-- Begin --

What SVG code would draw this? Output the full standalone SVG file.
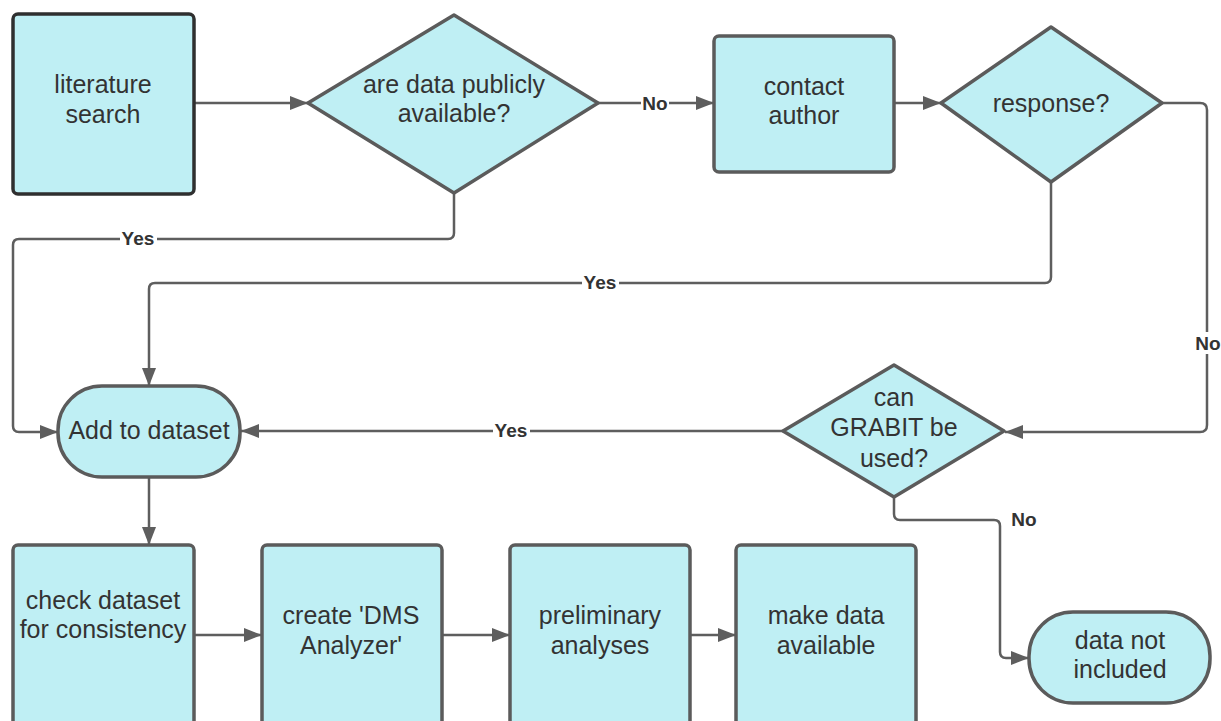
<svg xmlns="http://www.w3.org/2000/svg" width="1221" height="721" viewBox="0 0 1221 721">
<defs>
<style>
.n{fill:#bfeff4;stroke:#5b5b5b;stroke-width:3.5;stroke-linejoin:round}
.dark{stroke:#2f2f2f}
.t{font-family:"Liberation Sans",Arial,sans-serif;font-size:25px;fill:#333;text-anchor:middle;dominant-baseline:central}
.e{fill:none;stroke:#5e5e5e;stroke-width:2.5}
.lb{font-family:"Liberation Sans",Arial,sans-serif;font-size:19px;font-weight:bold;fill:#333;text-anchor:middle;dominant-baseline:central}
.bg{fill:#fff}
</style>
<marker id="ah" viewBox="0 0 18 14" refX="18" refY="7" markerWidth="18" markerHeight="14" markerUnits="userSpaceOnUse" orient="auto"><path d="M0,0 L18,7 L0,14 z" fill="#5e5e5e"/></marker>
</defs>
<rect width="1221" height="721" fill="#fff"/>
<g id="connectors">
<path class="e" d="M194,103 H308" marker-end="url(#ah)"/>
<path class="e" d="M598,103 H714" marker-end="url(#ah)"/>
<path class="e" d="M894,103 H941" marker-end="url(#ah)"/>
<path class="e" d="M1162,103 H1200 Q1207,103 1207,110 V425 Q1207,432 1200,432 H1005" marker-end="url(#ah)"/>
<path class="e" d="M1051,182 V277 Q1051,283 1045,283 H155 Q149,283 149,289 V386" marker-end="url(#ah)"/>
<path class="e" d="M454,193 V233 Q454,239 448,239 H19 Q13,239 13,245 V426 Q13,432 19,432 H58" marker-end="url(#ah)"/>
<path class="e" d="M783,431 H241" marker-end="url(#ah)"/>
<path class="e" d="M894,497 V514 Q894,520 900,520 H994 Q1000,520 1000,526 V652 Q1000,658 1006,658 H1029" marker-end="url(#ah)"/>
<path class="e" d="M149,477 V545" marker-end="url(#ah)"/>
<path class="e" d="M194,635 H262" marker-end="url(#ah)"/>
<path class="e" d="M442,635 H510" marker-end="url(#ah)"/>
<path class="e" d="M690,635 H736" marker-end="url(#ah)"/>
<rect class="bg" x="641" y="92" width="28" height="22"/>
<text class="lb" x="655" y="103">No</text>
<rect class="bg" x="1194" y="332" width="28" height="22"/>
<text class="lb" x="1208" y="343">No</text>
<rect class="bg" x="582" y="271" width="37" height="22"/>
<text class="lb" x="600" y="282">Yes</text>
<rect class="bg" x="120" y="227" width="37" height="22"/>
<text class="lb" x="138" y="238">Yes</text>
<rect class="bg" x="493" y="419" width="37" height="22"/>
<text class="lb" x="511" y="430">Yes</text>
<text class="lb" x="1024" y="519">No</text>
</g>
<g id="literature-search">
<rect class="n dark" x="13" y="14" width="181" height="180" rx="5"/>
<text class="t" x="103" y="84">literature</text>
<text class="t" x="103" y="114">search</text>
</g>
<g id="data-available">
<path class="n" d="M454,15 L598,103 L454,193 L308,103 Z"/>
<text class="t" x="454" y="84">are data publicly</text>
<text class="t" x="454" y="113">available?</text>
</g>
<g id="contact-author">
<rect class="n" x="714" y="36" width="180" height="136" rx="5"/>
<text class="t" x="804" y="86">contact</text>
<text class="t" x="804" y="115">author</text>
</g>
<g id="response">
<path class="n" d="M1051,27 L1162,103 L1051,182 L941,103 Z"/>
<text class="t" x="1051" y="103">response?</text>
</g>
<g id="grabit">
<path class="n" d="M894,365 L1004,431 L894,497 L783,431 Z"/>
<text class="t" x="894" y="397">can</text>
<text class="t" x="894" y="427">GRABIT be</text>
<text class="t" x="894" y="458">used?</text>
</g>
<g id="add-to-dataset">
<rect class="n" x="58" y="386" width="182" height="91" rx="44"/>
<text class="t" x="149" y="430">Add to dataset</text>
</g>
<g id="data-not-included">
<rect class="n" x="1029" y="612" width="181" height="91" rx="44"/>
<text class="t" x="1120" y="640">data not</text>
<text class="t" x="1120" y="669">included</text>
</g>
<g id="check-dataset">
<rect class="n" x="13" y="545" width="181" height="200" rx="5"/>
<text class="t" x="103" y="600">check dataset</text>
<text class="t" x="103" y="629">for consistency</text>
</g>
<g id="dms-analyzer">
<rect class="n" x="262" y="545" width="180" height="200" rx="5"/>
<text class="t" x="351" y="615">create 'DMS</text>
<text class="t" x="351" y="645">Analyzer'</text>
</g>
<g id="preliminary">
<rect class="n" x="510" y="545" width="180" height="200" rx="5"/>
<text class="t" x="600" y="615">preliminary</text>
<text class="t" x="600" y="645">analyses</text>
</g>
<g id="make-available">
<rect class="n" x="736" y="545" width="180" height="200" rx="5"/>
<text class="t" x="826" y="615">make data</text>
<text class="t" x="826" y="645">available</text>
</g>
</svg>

-- End --

What is being asked -
Write out the full set of lines verbatim, without the pictures.

Response below -
What SVG code would draw this? Output the full standalone SVG file.
<svg xmlns="http://www.w3.org/2000/svg" width="1221" height="721" viewBox="0 0 1221 721">
<defs>
<style>
.n{fill:#bfeff4;stroke:#5b5b5b;stroke-width:3.5;stroke-linejoin:round}
.dark{stroke:#2f2f2f}
.t{font-family:"Liberation Sans",Arial,sans-serif;font-size:25px;fill:#333;text-anchor:middle;dominant-baseline:central}
.e{fill:none;stroke:#5e5e5e;stroke-width:2.5}
.lb{font-family:"Liberation Sans",Arial,sans-serif;font-size:19px;font-weight:bold;fill:#333;text-anchor:middle;dominant-baseline:central}
.bg{fill:#fff}
</style>
<marker id="ah" viewBox="0 0 18 14" refX="18" refY="7" markerWidth="18" markerHeight="14" markerUnits="userSpaceOnUse" orient="auto"><path d="M0,0 L18,7 L0,14 z" fill="#5e5e5e"/></marker>
</defs>
<rect width="1221" height="721" fill="#fff"/>
<g id="connectors">
<path class="e" d="M194,103 H308" marker-end="url(#ah)"/>
<path class="e" d="M598,103 H714" marker-end="url(#ah)"/>
<path class="e" d="M894,103 H941" marker-end="url(#ah)"/>
<path class="e" d="M1162,103 H1200 Q1207,103 1207,110 V425 Q1207,432 1200,432 H1005" marker-end="url(#ah)"/>
<path class="e" d="M1051,182 V277 Q1051,283 1045,283 H155 Q149,283 149,289 V386" marker-end="url(#ah)"/>
<path class="e" d="M454,193 V233 Q454,239 448,239 H19 Q13,239 13,245 V426 Q13,432 19,432 H58" marker-end="url(#ah)"/>
<path class="e" d="M783,431 H241" marker-end="url(#ah)"/>
<path class="e" d="M894,497 V514 Q894,520 900,520 H994 Q1000,520 1000,526 V652 Q1000,658 1006,658 H1029" marker-end="url(#ah)"/>
<path class="e" d="M149,477 V545" marker-end="url(#ah)"/>
<path class="e" d="M194,635 H262" marker-end="url(#ah)"/>
<path class="e" d="M442,635 H510" marker-end="url(#ah)"/>
<path class="e" d="M690,635 H736" marker-end="url(#ah)"/>
<rect class="bg" x="641" y="92" width="28" height="22"/>
<text class="lb" x="655" y="103">No</text>
<rect class="bg" x="1194" y="332" width="28" height="22"/>
<text class="lb" x="1208" y="343">No</text>
<rect class="bg" x="582" y="271" width="37" height="22"/>
<text class="lb" x="600" y="282">Yes</text>
<rect class="bg" x="120" y="227" width="37" height="22"/>
<text class="lb" x="138" y="238">Yes</text>
<rect class="bg" x="493" y="419" width="37" height="22"/>
<text class="lb" x="511" y="430">Yes</text>
<text class="lb" x="1024" y="519">No</text>
</g>
<g id="literature-search">
<rect class="n dark" x="13" y="14" width="181" height="180" rx="5"/>
<text class="t" x="103" y="84">literature</text>
<text class="t" x="103" y="114">search</text>
</g>
<g id="data-available">
<path class="n" d="M454,15 L598,103 L454,193 L308,103 Z"/>
<text class="t" x="454" y="84">are data publicly</text>
<text class="t" x="454" y="113">available?</text>
</g>
<g id="contact-author">
<rect class="n" x="714" y="36" width="180" height="136" rx="5"/>
<text class="t" x="804" y="86">contact</text>
<text class="t" x="804" y="115">author</text>
</g>
<g id="response">
<path class="n" d="M1051,27 L1162,103 L1051,182 L941,103 Z"/>
<text class="t" x="1051" y="103">response?</text>
</g>
<g id="grabit">
<path class="n" d="M894,365 L1004,431 L894,497 L783,431 Z"/>
<text class="t" x="894" y="397">can</text>
<text class="t" x="894" y="427">GRABIT be</text>
<text class="t" x="894" y="458">used?</text>
</g>
<g id="add-to-dataset">
<rect class="n" x="58" y="386" width="182" height="91" rx="44"/>
<text class="t" x="149" y="430">Add to dataset</text>
</g>
<g id="data-not-included">
<rect class="n" x="1029" y="612" width="181" height="91" rx="44"/>
<text class="t" x="1120" y="640">data not</text>
<text class="t" x="1120" y="669">included</text>
</g>
<g id="check-dataset">
<rect class="n" x="13" y="545" width="181" height="200" rx="5"/>
<text class="t" x="103" y="600">check dataset</text>
<text class="t" x="103" y="629">for consistency</text>
</g>
<g id="dms-analyzer">
<rect class="n" x="262" y="545" width="180" height="200" rx="5"/>
<text class="t" x="351" y="615">create 'DMS</text>
<text class="t" x="351" y="645">Analyzer'</text>
</g>
<g id="preliminary">
<rect class="n" x="510" y="545" width="180" height="200" rx="5"/>
<text class="t" x="600" y="615">preliminary</text>
<text class="t" x="600" y="645">analyses</text>
</g>
<g id="make-available">
<rect class="n" x="736" y="545" width="180" height="200" rx="5"/>
<text class="t" x="826" y="615">make data</text>
<text class="t" x="826" y="645">available</text>
</g>
</svg>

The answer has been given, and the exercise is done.